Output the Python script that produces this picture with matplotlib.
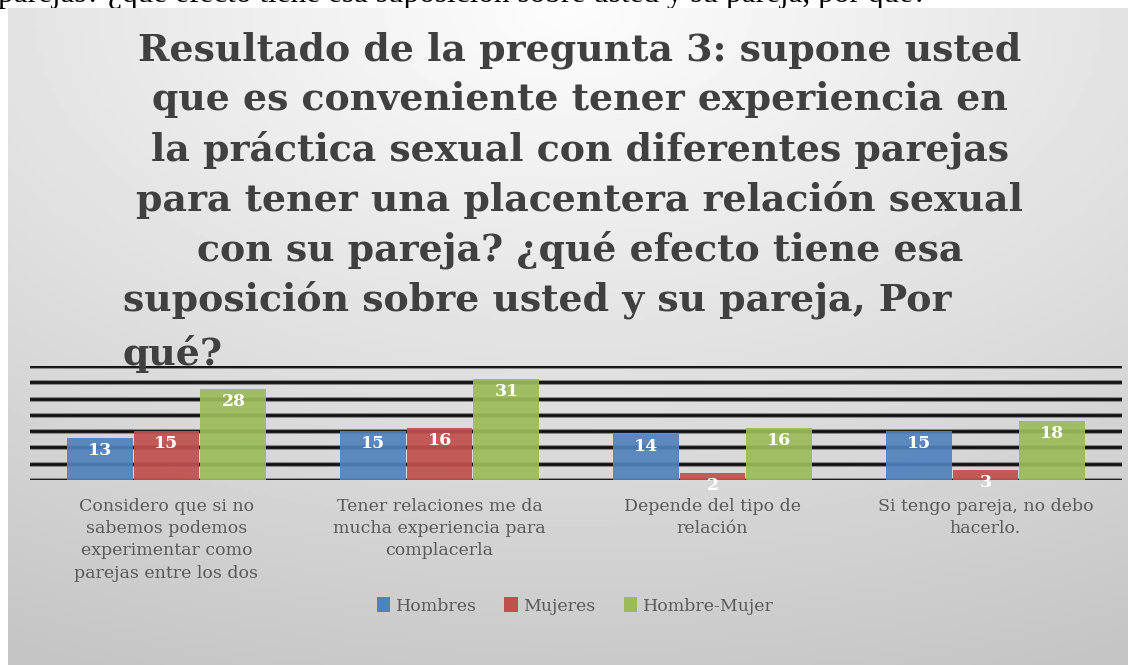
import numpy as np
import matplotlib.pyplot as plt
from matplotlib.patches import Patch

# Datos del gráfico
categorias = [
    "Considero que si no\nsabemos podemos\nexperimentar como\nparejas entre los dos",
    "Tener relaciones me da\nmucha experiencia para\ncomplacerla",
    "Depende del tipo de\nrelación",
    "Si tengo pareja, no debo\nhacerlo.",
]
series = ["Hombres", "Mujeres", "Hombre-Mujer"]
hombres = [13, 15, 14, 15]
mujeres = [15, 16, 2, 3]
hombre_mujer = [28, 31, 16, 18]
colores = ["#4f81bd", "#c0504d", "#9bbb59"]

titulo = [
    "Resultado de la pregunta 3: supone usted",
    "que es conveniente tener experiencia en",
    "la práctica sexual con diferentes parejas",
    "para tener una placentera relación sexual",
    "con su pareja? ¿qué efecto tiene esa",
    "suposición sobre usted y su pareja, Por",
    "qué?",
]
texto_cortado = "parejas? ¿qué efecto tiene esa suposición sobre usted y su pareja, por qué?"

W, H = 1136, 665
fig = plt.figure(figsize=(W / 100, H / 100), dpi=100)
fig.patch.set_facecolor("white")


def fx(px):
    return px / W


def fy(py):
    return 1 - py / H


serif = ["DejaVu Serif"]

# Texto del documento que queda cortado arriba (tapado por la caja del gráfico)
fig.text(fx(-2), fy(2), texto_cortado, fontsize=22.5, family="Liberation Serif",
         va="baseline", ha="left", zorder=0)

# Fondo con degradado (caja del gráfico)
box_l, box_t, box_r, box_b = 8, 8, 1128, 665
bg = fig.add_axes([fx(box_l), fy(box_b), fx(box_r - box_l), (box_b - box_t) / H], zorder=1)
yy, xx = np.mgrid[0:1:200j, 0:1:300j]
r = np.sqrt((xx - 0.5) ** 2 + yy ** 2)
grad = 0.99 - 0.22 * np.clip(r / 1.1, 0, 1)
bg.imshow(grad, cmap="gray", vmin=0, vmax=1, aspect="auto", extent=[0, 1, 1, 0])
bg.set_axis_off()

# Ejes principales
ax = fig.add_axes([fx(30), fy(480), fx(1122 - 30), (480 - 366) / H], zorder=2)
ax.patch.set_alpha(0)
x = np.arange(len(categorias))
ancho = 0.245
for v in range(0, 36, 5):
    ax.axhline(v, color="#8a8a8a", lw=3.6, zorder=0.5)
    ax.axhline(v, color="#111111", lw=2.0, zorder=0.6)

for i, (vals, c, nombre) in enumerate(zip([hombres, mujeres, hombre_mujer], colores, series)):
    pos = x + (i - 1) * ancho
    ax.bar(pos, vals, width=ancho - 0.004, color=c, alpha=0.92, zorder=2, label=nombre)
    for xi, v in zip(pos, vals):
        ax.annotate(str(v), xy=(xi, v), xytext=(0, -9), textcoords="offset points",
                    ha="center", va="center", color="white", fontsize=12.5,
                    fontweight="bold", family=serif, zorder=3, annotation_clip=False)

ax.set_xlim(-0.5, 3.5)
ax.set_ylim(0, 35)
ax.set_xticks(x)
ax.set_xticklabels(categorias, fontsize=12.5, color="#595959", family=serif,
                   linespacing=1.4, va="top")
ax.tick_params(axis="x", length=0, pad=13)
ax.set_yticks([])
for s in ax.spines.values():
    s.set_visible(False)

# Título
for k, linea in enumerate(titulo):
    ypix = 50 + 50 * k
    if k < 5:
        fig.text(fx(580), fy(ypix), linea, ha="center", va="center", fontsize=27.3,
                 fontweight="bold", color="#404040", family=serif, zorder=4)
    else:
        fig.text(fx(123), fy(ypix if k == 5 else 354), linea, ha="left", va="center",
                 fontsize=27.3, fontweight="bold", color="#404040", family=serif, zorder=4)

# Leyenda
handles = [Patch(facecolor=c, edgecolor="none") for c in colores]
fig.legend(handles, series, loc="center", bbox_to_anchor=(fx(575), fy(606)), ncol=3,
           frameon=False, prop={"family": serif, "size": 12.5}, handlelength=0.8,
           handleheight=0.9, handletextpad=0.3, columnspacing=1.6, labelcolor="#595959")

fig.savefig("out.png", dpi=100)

[Exercise] Without any pictures, reproduce the lines from the first one in the material through the line that has "from matplotlib.patches import Patch", exactly as they appear.

[Answer for this exercise]
Output the Python script that produces this picture with matplotlib.
import numpy as np
import matplotlib.pyplot as plt
from matplotlib.patches import Patch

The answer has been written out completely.